Większość kobiet, które mrożą swoje komórki jajowe, nigdy ich nie użyje

by

Mrożenie komórek jajowych staje się w wielu miejscach na świecie co raz modniejszym sposobem na „przedłużenie płodności”. Technika ta w założeniu ma dawać kobietom więcej czasu na realizowanie kariery zawodowej czy też na „znalezienie odpowiedniego partnera”. W dłuższej perspektywie okazuje się być jednak nieskuteczna. Badania przeprowadzone przez klinikę niepłodności w Melbourne wskazują, że spośród kobiet, które zamrażają swoje komórki jajowe, zaledwie kilka z nich decyduje się na ich późniejsze wykorzystanie. Podobne wyniki w tej dziedzinie przyniosły badania przeprowadzone wcześniej w Kalifornii.

 

W przeprowadzonym w Australii badaniu wzięło udział 100 kobiet, które w latach pomiędzy 1999 i 2014 zamroziły swoje komórki jajowe w celu „opóźnienia prokreacji”. Decyzję podjęły bez żadnych wskazań medycznych.
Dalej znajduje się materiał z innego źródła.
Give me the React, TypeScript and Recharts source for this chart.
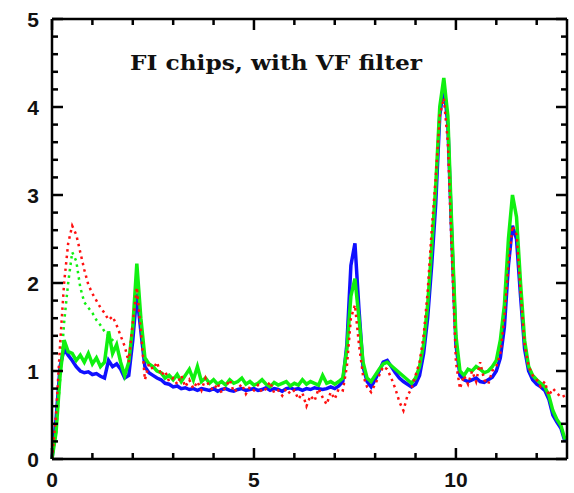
import React from 'react';
import { LineChart, Line, XAxis, YAxis } from 'recharts';

// energy grid (keV), one sample per 0.1
const energy = Array.from({ length: 128 }, (_, i) => i / 10);

const blueSolid = [
  0, 0.45, 1.05, 1.25, 1.18, 1.12, 1.05, 1.0, 0.98, 0.99,
  0.96, 0.97, 0.94, 0.92, 1.12, 1.05, 1.08, 1.02, 0.92, 0.95,
  1.35, 1.88, 1.45, 1.05, 0.98, 0.95, 0.92, 0.9, 0.86, 0.85,
  0.82, 0.83, 0.8, 0.81, 0.79, 0.8, 0.78, 0.8, 0.79, 0.78,
  0.8, 0.77, 0.79, 0.8, 0.78, 0.77, 0.79, 0.8, 0.78, 0.79,
  0.8, 0.78, 0.79, 0.81, 0.78, 0.8, 0.79, 0.77, 0.8, 0.81,
  0.79, 0.8, 0.78, 0.8, 0.79, 0.81, 0.8, 0.79, 0.8, 0.82,
  0.8, 0.83, 0.88, 1.3, 2.2, 2.45, 1.7, 1.05, 0.88, 0.82,
  0.9, 1.0, 1.1, 1.12, 1.05, 0.98, 0.92, 0.88, 0.85, 0.82,
  0.85, 0.95, 1.2, 1.6, 2.2, 2.9, 3.9, 4.25, 3.8, 2.5,
  1.3, 0.95, 0.9, 0.88, 0.9, 0.92, 0.88, 0.87, 0.9, 0.93,
  1.0, 1.15, 1.5, 2.2, 2.65, 2.5, 1.85, 1.25, 1.0, 0.9,
  0.85, 0.82, 0.78, 0.68, 0.5, 0.42, 0.35, 0.2,
];

const greenSolid = [
  0, 0.3, 0.95, 1.35, 1.22, 1.2, 1.12, 1.18, 1.1, 1.2,
  1.08, 1.15, 1.05, 1.1, 1.45, 1.2, 1.3, 1.1, 0.95, 1.1,
  1.5, 2.22, 1.6, 1.15, 1.08, 1.05, 1.0, 0.98, 0.92, 0.95,
  0.9, 0.96, 0.88, 0.95, 1.02, 0.9, 1.05, 0.88, 0.92, 0.86,
  0.9, 0.85, 0.88, 0.84, 0.9, 0.86, 0.88, 0.92, 0.85, 0.88,
  0.84, 0.86, 0.9, 0.85, 0.82, 0.87, 0.84, 0.86, 0.88, 0.83,
  0.86, 0.84, 0.9, 0.85, 0.88, 0.86, 0.84, 0.95, 0.86, 0.88,
  0.85, 0.88, 0.92, 1.25, 1.85, 2.05, 1.6, 1.1, 0.92, 0.88,
  0.95, 1.02, 1.08, 1.1, 1.06, 1.02, 0.98, 0.94, 0.9, 0.86,
  0.92, 1.05, 1.3, 1.75, 2.4, 3.1, 4.0, 4.33, 3.9, 2.6,
  1.4, 1.0, 0.95, 1.02, 1.0, 1.05, 1.02, 0.98, 1.0, 1.05,
  1.12, 1.35, 1.75, 2.5, 3.0, 2.75, 2.0, 1.35, 1.05, 0.95,
  0.9, 0.86, 0.82, 0.72, 0.55, 0.45, 0.38, 0.22,
];

const redDotted = [
  0, 0.5, 1.3, 2.0, 2.45, 2.65, 2.55, 2.35, 2.15, 1.98,
  1.88, 1.8, 1.72, 1.66, 1.58, 1.62, 1.52, 1.4, 1.28, 1.1,
  1.55, 1.95, 1.45, 0.9, 1.08, 1.02, 1.1, 0.95, 1.0, 0.88,
  0.92, 0.85, 0.95, 0.82, 0.9, 0.8, 0.88, 0.78, 0.92, 0.82,
  0.78, 0.86, 0.75, 0.82, 0.9, 0.76, 0.8, 0.85, 0.74, 0.82,
  0.78, 0.84, 0.76, 0.8, 0.88, 0.75, 0.78, 0.72, 0.8, 0.74,
  0.78, 0.68, 0.75, 0.6, 0.72, 0.66, 0.8, 0.7, 0.62, 0.76,
  0.68, 0.8, 0.78, 1.05, 1.6, 1.75, 1.3, 0.95, 0.82, 0.76,
  0.85, 0.95, 1.05, 1.02, 0.92, 0.8, 0.65, 0.55, 0.72, 0.8,
  0.95, 1.1, 1.4, 1.9, 2.6, 3.2, 3.9, 4.1, 3.6, 2.3,
  1.1, 0.8, 0.95, 0.85, 1.0, 0.88, 1.1, 0.9, 0.85, 1.0,
  1.05, 1.2, 1.6, 2.2, 2.65, 2.55, 1.9, 1.3, 1.05, 0.95,
  0.9, 0.82, 0.88, 0.72, 0.8, 0.75, 0.7, 0.72,
];

// second green chip, only separable at low energy
const greenDotted = [
  0, 0.3, 0.9, 1.55, 2.0, 2.35, 2.25, 1.95, 1.78, 1.72,
  1.66, 1.58, 1.52, 1.45, 1.4, 1.35, 1.3,
];

const xTicks = [0, 1, 2, 3, 4, 5, 6, 7, 8, 9, 10, 11, 12];
const yTicks = [0, 0.2, 0.4, 0.6, 0.8, 1, 1.2, 1.4, 1.6, 1.8, 2, 2.2, 2.4, 2.6, 2.8, 3, 3.2, 3.4, 3.6, 3.8, 4, 4.2, 4.4, 4.6, 4.8, 5];

const data = energy.map((e, i) => ({
  e,
  blue: blueSolid[i],
  green: greenSolid[i],
  red: redDotted[i],
  green2: i < greenDotted.length ? greenDotted[i] : null,
}));

const labelFont = { fontFamily: 'Liberation Sans, Arial, sans-serif', fontWeight: 700, fontSize: 21, fill: '#111' };

const isMajorX = (v: number) => Math.abs(v % 5) < 1e-6;
const isMajorY = (v: number) => Math.abs(v - Math.round(v)) < 1e-6;
const len = (major: boolean) => (major ? 11 : 6);

const BottomTick = (props: any) => {
  const { x, y, payload } = props;
  const major = isMajorX(payload.value);
  return (
    <g>
      <path d={`M${x},${y}V${y - len(major)}`} stroke="#000" strokeWidth={2.5} fill="none" />
      <text x={x} y={y + 28} textAnchor="middle" style={labelFont}>{major ? payload.value : ''}</text>
    </g>
  );
};

const TopTick = (props: any) => {
  const { x, y, payload } = props;
  const major = isMajorX(payload.value);
  return (
    <g>
      <path d={`M${x},${y}V${y + len(major)}`} stroke="#000" strokeWidth={2.5} fill="none" />
    </g>
  );
};

const LeftTick = (props: any) => {
  const { x, y, payload } = props;
  const major = isMajorY(payload.value);
  return (
    <g>
      <path d={`M${x},${y}H${x + len(major)}`} stroke="#000" strokeWidth={2.5} fill="none" />
      <text x={x - 13} y={y} dy="0.36em" textAnchor="end" style={labelFont}>{major ? payload.value : ''}</text>
    </g>
  );
};

const RightTick = (props: any) => {
  const { x, y, payload } = props;
  const major = isMajorY(payload.value);
  return (
    <g>
      <path d={`M${x},${y}H${x - len(major)}`} stroke="#000" strokeWidth={2.5} fill="none" />
    </g>
  );
};

export default function App() {
  return (
    <div style={{ position: 'absolute', left: 0, top: 0, background: '#fff' }}>
      <LineChart width={574} height={493} data={data} margin={{ top: 18, right: 6, bottom: 4, left: 12 }}>
        <XAxis xAxisId="bottom" dataKey="e" type="number" domain={[0, 12.75]} ticks={xTicks} interval={0}
          height={30} tickSize={0} tickMargin={0} stroke="#000" strokeWidth={2.5} tick={BottomTick} />
        <XAxis xAxisId="top" orientation="top" dataKey="e" type="number" domain={[0, 12.75]} ticks={xTicks} interval={0}
          height={1} tickSize={0} tickMargin={0} stroke="#000" strokeWidth={2.5} tick={TopTick} />
        <YAxis yAxisId="left" type="number" domain={[0, 5]} ticks={yTicks} interval={0}
          width={40} tickSize={0} tickMargin={0} stroke="#000" strokeWidth={2.5} tick={LeftTick} />
        <YAxis yAxisId="right" orientation="right" type="number" domain={[0, 5]} ticks={yTicks} interval={0}
          width={1} tickSize={0} tickMargin={0} stroke="#000" strokeWidth={2.5} tick={RightTick} />
        <Line xAxisId="bottom" yAxisId="left" dataKey="blue" type="linear" stroke="#1010ff" strokeWidth={3.5} dot={false} isAnimationActive={false} />
        <Line xAxisId="bottom" yAxisId="left" dataKey="green" type="linear" stroke="#10f010" strokeWidth={3.5} dot={false} isAnimationActive={false} />
        <Line xAxisId="bottom" yAxisId="left" dataKey="green2" type="linear" stroke="#10f010" strokeWidth={2.5} strokeDasharray="2.5 4" dot={false} isAnimationActive={false} />
        <Line xAxisId="bottom" yAxisId="left" dataKey="red" type="linear" stroke="#ff1010" strokeWidth={2.5} strokeDasharray="2.5 4" dot={false} isAnimationActive={false} />
        <Line xAxisId="top" yAxisId="right" dataKey="blue" stroke="none" dot={false} activeDot={false} isAnimationActive={false} />
        <text x={130} y={70} textLength={292} lengthAdjust="spacingAndGlyphs"
          style={{ fontFamily: 'DejaVu Serif, serif', fontWeight: 700, fontSize: 20, fill: '#111' }}>
          FI chips, with VF filter
        </text>
      </LineChart>
    </div>
  );
}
Ich średni wiek w momencie kriokonserwacji jajeczek wynosił 37 lat, oraz ok. 40 lat kiedy przeprowadzano było badanie. 86% kobiet w momencie poddania się procedurze zamrożenia swoich komórek jajowych były singielkami; w chwili badania ich procent wynosił 67%.

 

Na koniec badania, zaledwie 6% z wszystkich kobiet, użyła swoich jajeczek, a 3% utrzymało ciążę. 22% kobiet zaszła w ciążę, lecz bez użycia zamrożonych gamet – do poczęcia doszło drogą naturalną bądź przy zastosowaniu sztucznego zapłodnienia in vitro przy użyciu „świeżych jajeczek”. Większość badanych kobiet wyjaśniła, że nie chce zostać samotnymi matkami dlatego woli począć dziecko naturalnie.

 

Autorzy badania uważają, że powyższe statystyki powinny być przedstawiane kobietom, które zamierzają zamrozić swoje komórki jajowe. Szczególnie te wyniki, które pokazują liczbę utrzymanych ciąż. Szacuje się, że z 8 zamrożonych jajeczek, a następnie zapłodnionych męskimi komórkami rozrodczymi, szanse na urodzenie dziecka wynoszą 41% – u kobiet, które mroziły swoje komórki w wieku poniżej 35. roku życia, oraz 20% – u kobiet powyżej 35. roku życia.